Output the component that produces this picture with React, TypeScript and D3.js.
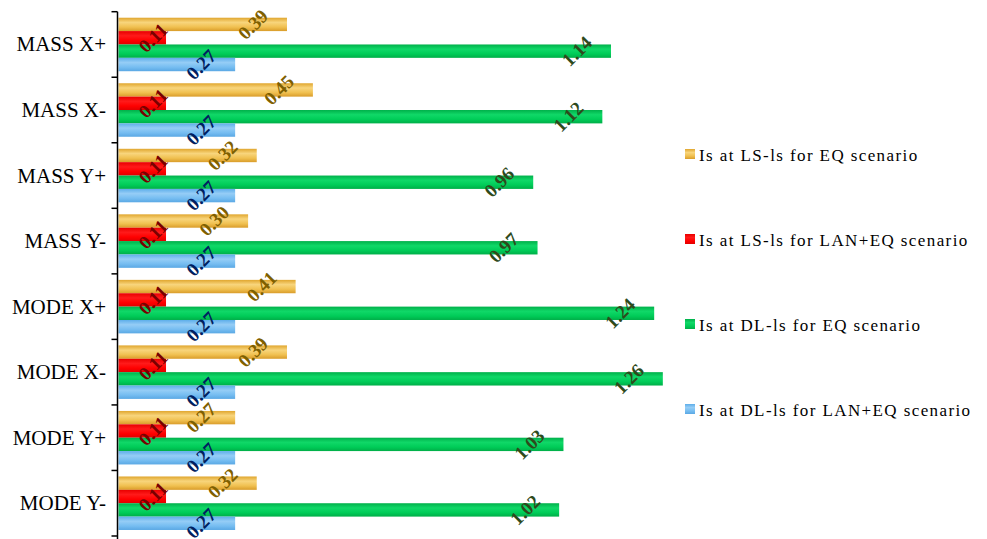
import React from "react";
import * as d3 from "d3";

const categories = ["MASS X+", "MASS X-", "MASS Y+", "MASS Y-", "MODE X+", "MODE X-", "MODE Y+", "MODE Y-"];
const seriesNames = [
  "Is at LS-ls for EQ scenario",
  "Is at LS-ls for LAN+EQ scenario",
  "Is at DL-ls for EQ scenario",
  "Is at DL-ls for LAN+EQ scenario",
];
const lsEQ = [0.39, 0.45, 0.32, 0.30, 0.41, 0.39, 0.27, 0.32];
const lsLanEQ = [0.11, 0.11, 0.11, 0.11, 0.11, 0.11, 0.11, 0.11];
const dlEQ = [1.14, 1.12, 0.96, 0.97, 1.24, 1.26, 1.03, 1.02];
const dlLanEQ = [0.27, 0.27, 0.27, 0.27, 0.27, 0.27, 0.27, 0.27];
const seriesValues = [lsEQ, lsLanEQ, dlEQ, dlLanEQ];

const styles = [
  { id: "gY", stops: ["#E0A62E", "#F8D57C", "#F0C050", "#D99C2A"], label: "#7F6000", off: 34 },
  { id: "gR", stops: ["#E80000", "#FF1A1A", "#FF0000", "#E00000"], label: "#7A0000", off: 13 },
  { id: "gG", stops: ["#00B04A", "#10D868", "#00CC58", "#00AE48"], label: "#2E4A1C", off: 34 },
  { id: "gB", stops: ["#5EAEEA", "#95CDF6", "#76BDF1", "#5AA8E4"], label: "#002060", off: 34 },
];

export default function App() {
  const W = 987, H = 539;
  const axisX = 117.5;
  const x = d3.scaleLinear().domain([0, 1.3]).range([118.5, 118.5 + 432 * 1.3]);
  const y0 = d3.scaleBand<string>().domain(categories).range([11.7, 536]).padding(0);
  const y1 = d3.scaleBand<string>().domain(seriesNames).range([0, y0.bandwidth()]).paddingInner(0).paddingOuter(0.45);
  const ticks = d3.range(categories.length + 1).map((i) => 11.7 + i * y0.step());
  const legendY = d3.scalePoint<string>().domain(seriesNames).range([155, 410]);
  const serif = "'Liberation Serif', 'Times New Roman', serif";

  return (
    <svg width={W} height={H} style={{ position: "absolute", left: 0, top: 0, background: "#fff" }}>
      <defs>
        {styles.map((s) => (
          <linearGradient key={s.id} id={s.id} x1="0" y1="0" x2="0" y2="1">
            <stop offset="0%" stopColor={s.stops[0]} />
            <stop offset="35%" stopColor={s.stops[1]} />
            <stop offset="70%" stopColor={s.stops[2]} />
            <stop offset="100%" stopColor={s.stops[3]} />
          </linearGradient>
        ))}
      </defs>
      {categories.map((c, ci) => (
        <g key={c} transform={`translate(0,${y0(c)})`}>
          {seriesNames.map((s, si) => (
            <rect
              key={s}
              x={x(0)}
              y={y1(s)}
              width={x(seriesValues[si][ci]) - x(0)}
              height={y1.bandwidth()}
              fill={`url(#${styles[si].id})`}
            />
          ))}
        </g>
      ))}
      <line x1={axisX} x2={axisX} y1={11.7} y2={H} stroke="#000" strokeWidth={1.5} />
      {ticks.map((t, i) => (
        <line key={i} x1={axisX - 6} x2={axisX} y1={t} y2={t} stroke="#000" strokeWidth={1.5} />
      ))}
      {categories.map((c) => (
        <text
          key={c}
          x={106}
          y={(y0(c) as number) + y0.bandwidth() / 2}
          textAnchor="end"
          dominantBaseline="central"
          fontFamily={serif}
          fontSize={21}
          fill="#000"
        >
          {c}
        </text>
      ))}
      {categories.map((c, ci) =>
        seriesNames.map((s, si) => {
          const v = seriesValues[si][ci];
          const cx = x(v) - styles[si].off;
          const cy = (y0(c) as number) + (y1(s) as number) + y1.bandwidth() / 2;
          return (
            <text
              key={c + s}
              transform={`translate(${cx},${cy}) rotate(-45)`}
              textAnchor="middle"
              dominantBaseline="central"
              fontFamily={serif}
              fontWeight="bold"
              fontSize={19}
              fill={styles[si].label}
            >
              {v.toFixed(2)}
            </text>
          );
        })
      )}
      {seriesNames.map((s, si) => (
        <g key={s} transform={`translate(685,${legendY(s)})`}>
          <rect x={0} y={-6} width={10} height={10} fill={`url(#${styles[si].id})`} />
          <text
            x={14}
            y={0}
            dominantBaseline="central"
            fontFamily={serif}
            fontSize={17}
            letterSpacing={1.4}
            fill="#000"
          >
            {s}
          </text>
        </g>
      ))}
    </svg>
  );
}
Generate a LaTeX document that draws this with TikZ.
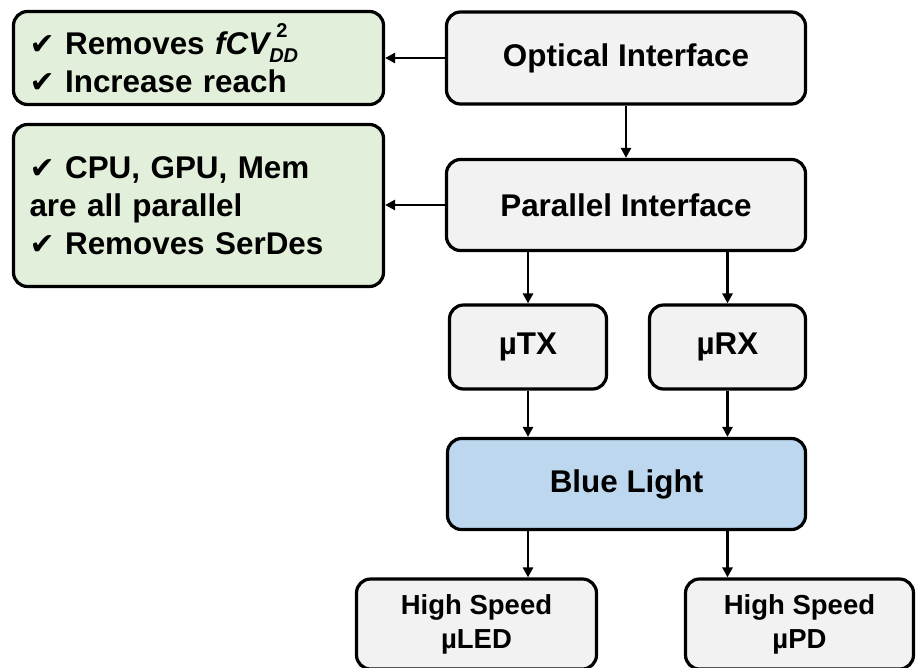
\documentclass[tikz,border=0pt]{standalone}
\usepackage{fontspec}
\setmainfont{Liberation Sans}
\newfontfamily\checkfont{DejaVu Sans}
\usepackage{xcolor}
\usetikzlibrary{arrows.meta,positioning}

\definecolor{panelgray}{HTML}{F2F2F2}
\definecolor{notegreen}{HTML}{E2EFDA}
\definecolor{lightblue}{HTML}{BDD7EE}
\newcommand{\tick}{{\checkfont\fontsize{30}{30}\selectfont ✔}}
\newcommand{\fcvdd}{{\itshape fCV}\rlap{\hspace{7pt}\raisebox{17pt}{\fontsize{20}{20}\selectfont 2}}\raisebox{-8pt}{\fontsize{20}{20}\selectfont\itshape DD}}

\begin{document}
\begin{tikzpicture}[
  x=1pt, y=-1pt,
  box/.style={rectangle, rounded corners=14pt, draw=black, line width=3.2pt, fill=panelgray, minimum width=359pt, minimum height=92pt, align=center, inner sep=0pt, font=\fontsize{31.4}{38}\selectfont\bfseries},
  note/.style={box, fill=notegreen, minimum width=370pt, text width=338pt, align=left},
  small/.style={box, minimum width=157pt, minimum height=84pt},
  outbox/.style={box, minimum height=90pt, font=\fontsize{27.5}{34}\selectfont\bfseries},
  arrow/.style={-{Triangle[length=10pt, width=10pt]}, line width=2.8pt}
]
\useasboundingbox (0,0) rectangle (920,667);

% main chain
\node[box] (optical) at (626,58) {Optical Interface};
\node[box, minimum height=91pt] (parallel) at (626,205) {Parallel Interface};
\node[small] (utx) at (528,347) {µTX};
\node[small, minimum width=156pt] (urx) at (727.5,347) {µRX};
\node[box, fill=lightblue, minimum width=358pt, minimum height=91pt] (blue) at (626.5,484) {Blue Light};
\node[outbox, minimum width=240pt] (uled) at (476.5,624) {High Speed\\µLED};
\node[outbox, minimum width=228pt] (upd) at (799.5,624) {High Speed\\µPD};

% gains
\node[note, minimum height=93pt] (gainsopt) at (198.5,58) {\tick\ Removes \fcvdd\\\tick\ Increase reach};
\node[note, minimum height=162pt] (gainspar) at (198.5,205.5) {\tick\ CPU, GPU, Mem\\are all parallel\\\tick\ Removes SerDes};

\draw[arrow] (optical) -- (gainsopt);
\draw[arrow] (optical) -- (parallel);
\draw[arrow] (parallel.west) -- (parallel.west -| gainspar.east);
\draw[arrow] (parallel.south -| utx.north) -- (utx.north);
\draw[arrow] (parallel.south -| urx.north) -- (urx.north);
\draw[arrow] (utx.south) -- (utx.south |- blue.north);
\draw[arrow] (urx.south) -- (urx.south |- blue.north);
\draw[arrow] (utx |- blue.south) -- (utx |- uled.north);
\draw[arrow] (urx |- blue.south) -- (urx |- upd.north);
\end{tikzpicture}
\end{document}
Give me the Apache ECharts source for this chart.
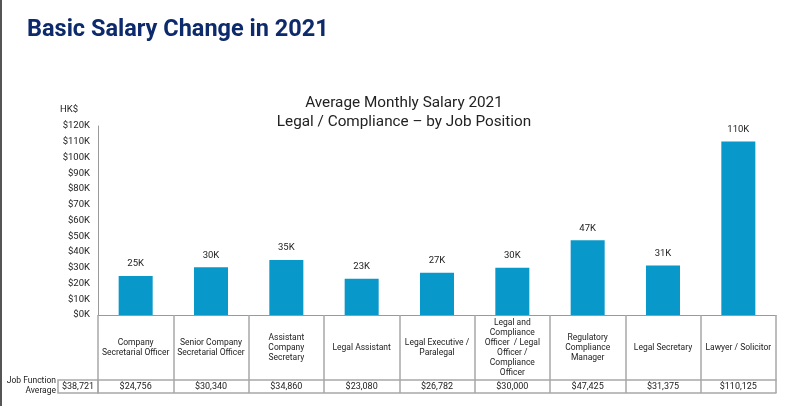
<!DOCTYPE html>
<html><head><meta charset="utf-8">
<script src="https://cdn.jsdelivr.net/npm/echarts@6/dist/echarts.min.js"></script>
<style>html,body{margin:0;padding:0;background:#fff}#c{width:790px;height:406px}</style>
</head><body><div id="c"></div>
<script>
const pageTitle = 'Basic Salary Change in 2021';
const chartTitle = 'Average Monthly Salary 2021\nLegal / Compliance \u2013 by Job Position';
const unitLabel = 'HK$';
const categories = [
  'Company\nSecretarial Officer',
  'Senior Company\nSecretarial Officer',
  'Assistant\nCompany\nSecretary',
  'Legal Assistant',
  'Legal Executive /\nParalegal',
  'Legal and\nCompliance\nOfficer  / Legal\nOfficer /\nCompliance\nOfficer',
  'Regulatory\nCompliance\nManager',
  'Legal Secretary',
  'Lawyer / Solicitor'
];
const salaries = [24756, 30340, 34860, 23080, 26782, 30000, 47425, 31375, 110125];
const jobFunctionLabel = 'Job Function\nAverage';
const jobFunctionAverage = 38721;
const yTicks = {min: 0, max: 120000, interval: 10000};

const fmtMoney = v => '$' + v.toLocaleString('en-US');
const FONT = 'Roboto';
const chart = echarts.init(document.getElementById('c'));
chart.setOption({
  animation: false,
  textStyle: {fontFamily: FONT},
  title: [
    {text: pageTitle, left: 27, top: 18, padding: 0, textStyle: {fontFamily: FONT, fontSize: 23.5, fontWeight: 'bold', color: '#0d2a6c'}},
    {text: chartTitle, left: 404, top: 94, padding: 0, textAlign: 'center', textStyle: {fontFamily: FONT, fontSize: 15.3, fontWeight: 'normal', color: '#222', lineHeight: 19}},
    {text: unitLabel, left: 60, top: 105, padding: 0, textStyle: {fontFamily: FONT, fontSize: 9.5, fontWeight: 'normal', color: '#222'}}
  ],
  grid: {left: 98, right: 14, top: 126, bottom: 91},
  xAxis: [
    {type: 'category', data: categories, position: 'bottom',
     axisLine: {show: true, lineStyle: {color: '#9a9a9a', width: 1}},
     axisTick: {show: true, length: 78, lineStyle: {color: '#a8a8a8', width: 1.5}},
     axisLabel: {interval: 0, margin: 33, verticalAlign: 'middle', fontSize: 8.5, lineHeight: 10, color: '#222', fontFamily: FONT}},
    {type: 'category', data: salaries.map(fmtMoney), position: 'bottom', offset: 65,
     axisLine: {show: true, lineStyle: {color: '#a8a8a8', width: 1.5}},
     axisTick: {show: false},
     axisLabel: {interval: 0, margin: 7, verticalAlign: 'middle', fontSize: 9, color: '#222', fontFamily: FONT}},
    {type: 'category', data: categories, position: 'bottom', offset: 78,
     axisLine: {show: true, lineStyle: {color: '#a8a8a8', width: 1.5}},
     axisTick: {show: false}, axisLabel: {show: false}}
  ],
  yAxis: {type: 'value', min: yTicks.min, max: yTicks.max, interval: yTicks.interval,
    axisLine: {show: true, lineStyle: {color: '#9a9a9a'}},
    axisTick: {show: false}, splitLine: {show: false},
    axisLabel: {margin: 8, fontSize: 9.5, color: '#222', formatter: v => '$' + (v / 1000) + 'K'}},
  series: [{
    type: 'bar', data: salaries, xAxisIndex: 0, barWidth: 34,
    itemStyle: {color: '#0898c9'},
    label: {show: true, position: 'top', distance: 7, fontSize: 9.5, color: '#222',
      formatter: p => Math.round(p.value / 1000) + 'K'}
  }],
  graphic: [
    {type: 'rect', shape: {x: 0, y: 0, width: 2, height: 406}, style: {fill: '#555'}},
    {type: 'rect', shape: {x: 58, y: 380, width: 40, height: 13}, style: {fill: 'none', stroke: '#a8a8a8', lineWidth: 1.5}},
    {type: 'text', x: 78, y: 387, style: {text: fmtMoney(jobFunctionAverage), fontFamily: FONT, fontSize: 9, fill: '#222', align: 'center', verticalAlign: 'middle'}},
    {type: 'text', x: 56, y: 386, style: {text: jobFunctionLabel, fontFamily: FONT, fontSize: 8.5, lineHeight: 10, fill: '#222', align: 'right', verticalAlign: 'middle'}}
  ]
});
</script></body></html>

------------

Begin with the line where "Generate a LaTeX" appears and end with the line where "(0,0) rectangle (920,667);" appears. Copy only that stretch, exactly, with no pictures.

CORRECT RESPONSE
Generate a LaTeX document that draws this with TikZ.
\documentclass[tikz,border=0pt]{standalone}
\usepackage{fontspec}
\setmainfont{Liberation Sans}
\newfontfamily\checkfont{DejaVu Sans}
\usepackage{xcolor}
\usetikzlibrary{arrows.meta,positioning}

\definecolor{panelgray}{HTML}{F2F2F2}
\definecolor{notegreen}{HTML}{E2EFDA}
\definecolor{lightblue}{HTML}{BDD7EE}
\newcommand{\tick}{{\checkfont\fontsize{30}{30}\selectfont ✔}}
\newcommand{\fcvdd}{{\itshape fCV}\rlap{\hspace{7pt}\raisebox{17pt}{\fontsize{20}{20}\selectfont 2}}\raisebox{-8pt}{\fontsize{20}{20}\selectfont\itshape DD}}

\begin{document}
\begin{tikzpicture}[
  x=1pt, y=-1pt,
  box/.style={rectangle, rounded corners=14pt, draw=black, line width=3.2pt, fill=panelgray, minimum width=359pt, minimum height=92pt, align=center, inner sep=0pt, font=\fontsize{31.4}{38}\selectfont\bfseries},
  note/.style={box, fill=notegreen, minimum width=370pt, text width=338pt, align=left},
  small/.style={box, minimum width=157pt, minimum height=84pt},
  outbox/.style={box, minimum height=90pt, font=\fontsize{27.5}{34}\selectfont\bfseries},
  arrow/.style={-{Triangle[length=10pt, width=10pt]}, line width=2.8pt}
]
\useasboundingbox (0,0) rectangle (920,667);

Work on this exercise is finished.